Work instructions: Return the whole listing, line for line, without the pictures in it.
** Begin Stored data **
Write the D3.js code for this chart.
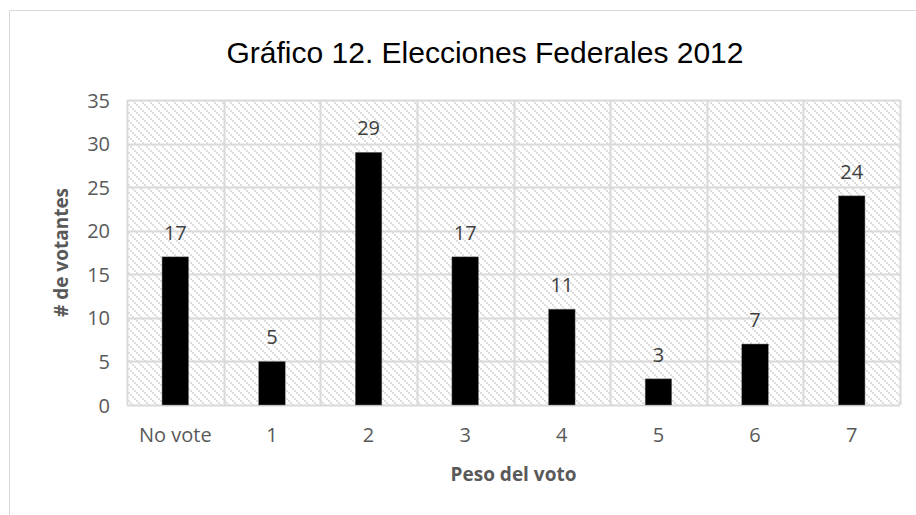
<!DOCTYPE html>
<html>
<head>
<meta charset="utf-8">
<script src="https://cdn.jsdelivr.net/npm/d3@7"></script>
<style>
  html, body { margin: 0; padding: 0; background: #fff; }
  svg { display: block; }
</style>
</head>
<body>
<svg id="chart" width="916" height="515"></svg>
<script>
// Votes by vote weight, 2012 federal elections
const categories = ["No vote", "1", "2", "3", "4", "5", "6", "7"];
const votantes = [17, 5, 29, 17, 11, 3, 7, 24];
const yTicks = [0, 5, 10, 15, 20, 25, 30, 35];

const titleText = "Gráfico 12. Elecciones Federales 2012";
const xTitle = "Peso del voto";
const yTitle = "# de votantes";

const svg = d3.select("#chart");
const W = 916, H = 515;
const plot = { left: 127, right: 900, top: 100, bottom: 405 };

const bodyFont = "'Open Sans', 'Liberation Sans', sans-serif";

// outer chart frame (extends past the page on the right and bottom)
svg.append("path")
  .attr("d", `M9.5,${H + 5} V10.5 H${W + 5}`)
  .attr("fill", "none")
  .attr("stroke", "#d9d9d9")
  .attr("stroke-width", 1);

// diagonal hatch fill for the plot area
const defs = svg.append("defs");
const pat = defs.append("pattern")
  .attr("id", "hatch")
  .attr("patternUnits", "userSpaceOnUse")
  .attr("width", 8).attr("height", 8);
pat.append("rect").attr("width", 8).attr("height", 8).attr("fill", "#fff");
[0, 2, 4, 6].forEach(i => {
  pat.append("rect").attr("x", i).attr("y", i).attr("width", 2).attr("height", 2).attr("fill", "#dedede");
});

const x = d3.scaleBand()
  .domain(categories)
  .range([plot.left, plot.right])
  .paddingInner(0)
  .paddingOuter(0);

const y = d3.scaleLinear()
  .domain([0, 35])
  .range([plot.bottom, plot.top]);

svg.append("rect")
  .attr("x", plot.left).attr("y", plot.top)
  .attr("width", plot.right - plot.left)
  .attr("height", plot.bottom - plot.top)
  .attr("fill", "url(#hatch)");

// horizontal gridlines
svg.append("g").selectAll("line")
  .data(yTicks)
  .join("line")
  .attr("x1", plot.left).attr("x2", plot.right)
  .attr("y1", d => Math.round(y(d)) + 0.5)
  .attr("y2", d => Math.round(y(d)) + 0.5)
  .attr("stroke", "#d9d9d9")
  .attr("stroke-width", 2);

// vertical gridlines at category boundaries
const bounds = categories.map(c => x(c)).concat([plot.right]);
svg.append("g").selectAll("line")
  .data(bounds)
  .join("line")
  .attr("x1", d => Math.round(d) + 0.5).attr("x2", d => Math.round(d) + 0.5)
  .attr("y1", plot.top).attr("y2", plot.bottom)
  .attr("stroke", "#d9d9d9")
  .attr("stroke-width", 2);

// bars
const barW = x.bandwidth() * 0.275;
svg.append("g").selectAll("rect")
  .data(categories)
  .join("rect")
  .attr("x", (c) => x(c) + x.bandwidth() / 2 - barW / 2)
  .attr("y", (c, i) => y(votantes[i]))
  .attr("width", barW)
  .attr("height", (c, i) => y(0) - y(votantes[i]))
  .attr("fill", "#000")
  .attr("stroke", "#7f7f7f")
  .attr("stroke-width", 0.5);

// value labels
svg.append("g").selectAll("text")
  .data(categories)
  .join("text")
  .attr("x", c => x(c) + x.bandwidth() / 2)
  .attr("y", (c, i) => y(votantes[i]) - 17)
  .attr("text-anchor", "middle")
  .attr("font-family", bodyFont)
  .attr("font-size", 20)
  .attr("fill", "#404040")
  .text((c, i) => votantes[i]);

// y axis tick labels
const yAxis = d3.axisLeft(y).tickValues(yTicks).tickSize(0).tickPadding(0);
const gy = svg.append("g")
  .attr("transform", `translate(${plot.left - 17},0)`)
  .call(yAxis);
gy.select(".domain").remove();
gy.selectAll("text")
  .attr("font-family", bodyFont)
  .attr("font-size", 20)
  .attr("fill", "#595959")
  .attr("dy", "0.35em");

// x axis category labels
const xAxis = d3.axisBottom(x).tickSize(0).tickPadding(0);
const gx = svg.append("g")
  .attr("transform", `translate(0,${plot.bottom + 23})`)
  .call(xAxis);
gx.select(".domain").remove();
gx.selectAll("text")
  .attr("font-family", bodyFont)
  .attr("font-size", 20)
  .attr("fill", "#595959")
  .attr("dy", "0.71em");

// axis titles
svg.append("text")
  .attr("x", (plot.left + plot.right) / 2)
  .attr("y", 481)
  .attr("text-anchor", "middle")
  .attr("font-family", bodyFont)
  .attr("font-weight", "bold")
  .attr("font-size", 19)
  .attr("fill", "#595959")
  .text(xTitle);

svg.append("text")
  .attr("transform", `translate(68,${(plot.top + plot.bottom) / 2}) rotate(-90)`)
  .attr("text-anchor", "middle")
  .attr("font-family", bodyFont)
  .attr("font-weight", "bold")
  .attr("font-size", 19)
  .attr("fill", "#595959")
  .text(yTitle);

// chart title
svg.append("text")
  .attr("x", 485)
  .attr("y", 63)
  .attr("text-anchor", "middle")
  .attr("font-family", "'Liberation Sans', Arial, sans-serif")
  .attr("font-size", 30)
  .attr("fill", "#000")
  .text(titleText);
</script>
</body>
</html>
** End Stored data **
Full solution:
Write the D3.js code for this chart.
<!DOCTYPE html>
<html>
<head>
<meta charset="utf-8">
<script src="https://cdn.jsdelivr.net/npm/d3@7"></script>
<style>
  html, body { margin: 0; padding: 0; background: #fff; }
  svg { display: block; }
</style>
</head>
<body>
<svg id="chart" width="916" height="515"></svg>
<script>
// Votes by vote weight, 2012 federal elections
const categories = ["No vote", "1", "2", "3", "4", "5", "6", "7"];
const votantes = [17, 5, 29, 17, 11, 3, 7, 24];
const yTicks = [0, 5, 10, 15, 20, 25, 30, 35];

const titleText = "Gráfico 12. Elecciones Federales 2012";
const xTitle = "Peso del voto";
const yTitle = "# de votantes";

const svg = d3.select("#chart");
const W = 916, H = 515;
const plot = { left: 127, right: 900, top: 100, bottom: 405 };

const bodyFont = "'Open Sans', 'Liberation Sans', sans-serif";

// outer chart frame (extends past the page on the right and bottom)
svg.append("path")
  .attr("d", `M9.5,${H + 5} V10.5 H${W + 5}`)
  .attr("fill", "none")
  .attr("stroke", "#d9d9d9")
  .attr("stroke-width", 1);

// diagonal hatch fill for the plot area
const defs = svg.append("defs");
const pat = defs.append("pattern")
  .attr("id", "hatch")
  .attr("patternUnits", "userSpaceOnUse")
  .attr("width", 8).attr("height", 8);
pat.append("rect").attr("width", 8).attr("height", 8).attr("fill", "#fff");
[0, 2, 4, 6].forEach(i => {
  pat.append("rect").attr("x", i).attr("y", i).attr("width", 2).attr("height", 2).attr("fill", "#dedede");
});

const x = d3.scaleBand()
  .domain(categories)
  .range([plot.left, plot.right])
  .paddingInner(0)
  .paddingOuter(0);

const y = d3.scaleLinear()
  .domain([0, 35])
  .range([plot.bottom, plot.top]);

svg.append("rect")
  .attr("x", plot.left).attr("y", plot.top)
  .attr("width", plot.right - plot.left)
  .attr("height", plot.bottom - plot.top)
  .attr("fill", "url(#hatch)");

// horizontal gridlines
svg.append("g").selectAll("line")
  .data(yTicks)
  .join("line")
  .attr("x1", plot.left).attr("x2", plot.right)
  .attr("y1", d => Math.round(y(d)) + 0.5)
  .attr("y2", d => Math.round(y(d)) + 0.5)
  .attr("stroke", "#d9d9d9")
  .attr("stroke-width", 2);

// vertical gridlines at category boundaries
const bounds = categories.map(c => x(c)).concat([plot.right]);
svg.append("g").selectAll("line")
  .data(bounds)
  .join("line")
  .attr("x1", d => Math.round(d) + 0.5).attr("x2", d => Math.round(d) + 0.5)
  .attr("y1", plot.top).attr("y2", plot.bottom)
  .attr("stroke", "#d9d9d9")
  .attr("stroke-width", 2);

// bars
const barW = x.bandwidth() * 0.275;
svg.append("g").selectAll("rect")
  .data(categories)
  .join("rect")
  .attr("x", (c) => x(c) + x.bandwidth() / 2 - barW / 2)
  .attr("y", (c, i) => y(votantes[i]))
  .attr("width", barW)
  .attr("height", (c, i) => y(0) - y(votantes[i]))
  .attr("fill", "#000")
  .attr("stroke", "#7f7f7f")
  .attr("stroke-width", 0.5);

// value labels
svg.append("g").selectAll("text")
  .data(categories)
  .join("text")
  .attr("x", c => x(c) + x.bandwidth() / 2)
  .attr("y", (c, i) => y(votantes[i]) - 17)
  .attr("text-anchor", "middle")
  .attr("font-family", bodyFont)
  .attr("font-size", 20)
  .attr("fill", "#404040")
  .text((c, i) => votantes[i]);

// y axis tick labels
const yAxis = d3.axisLeft(y).tickValues(yTicks).tickSize(0).tickPadding(0);
const gy = svg.append("g")
  .attr("transform", `translate(${plot.left - 17},0)`)
  .call(yAxis);
gy.select(".domain").remove();
gy.selectAll("text")
  .attr("font-family", bodyFont)
  .attr("font-size", 20)
  .attr("fill", "#595959")
  .attr("dy", "0.35em");

// x axis category labels
const xAxis = d3.axisBottom(x).tickSize(0).tickPadding(0);
const gx = svg.append("g")
  .attr("transform", `translate(0,${plot.bottom + 23})`)
  .call(xAxis);
gx.select(".domain").remove();
gx.selectAll("text")
  .attr("font-family", bodyFont)
  .attr("font-size", 20)
  .attr("fill", "#595959")
  .attr("dy", "0.71em");

// axis titles
svg.append("text")
  .attr("x", (plot.left + plot.right) / 2)
  .attr("y", 481)
  .attr("text-anchor", "middle")
  .attr("font-family", bodyFont)
  .attr("font-weight", "bold")
  .attr("font-size", 19)
  .attr("fill", "#595959")
  .text(xTitle);

svg.append("text")
  .attr("transform", `translate(68,${(plot.top + plot.bottom) / 2}) rotate(-90)`)
  .attr("text-anchor", "middle")
  .attr("font-family", bodyFont)
  .attr("font-weight", "bold")
  .attr("font-size", 19)
  .attr("fill", "#595959")
  .text(yTitle);

// chart title
svg.append("text")
  .attr("x", 485)
  .attr("y", 63)
  .attr("text-anchor", "middle")
  .attr("font-family", "'Liberation Sans', Arial, sans-serif")
  .attr("font-size", 30)
  .attr("fill", "#000")
  .text(titleText);
</script>
</body>
</html>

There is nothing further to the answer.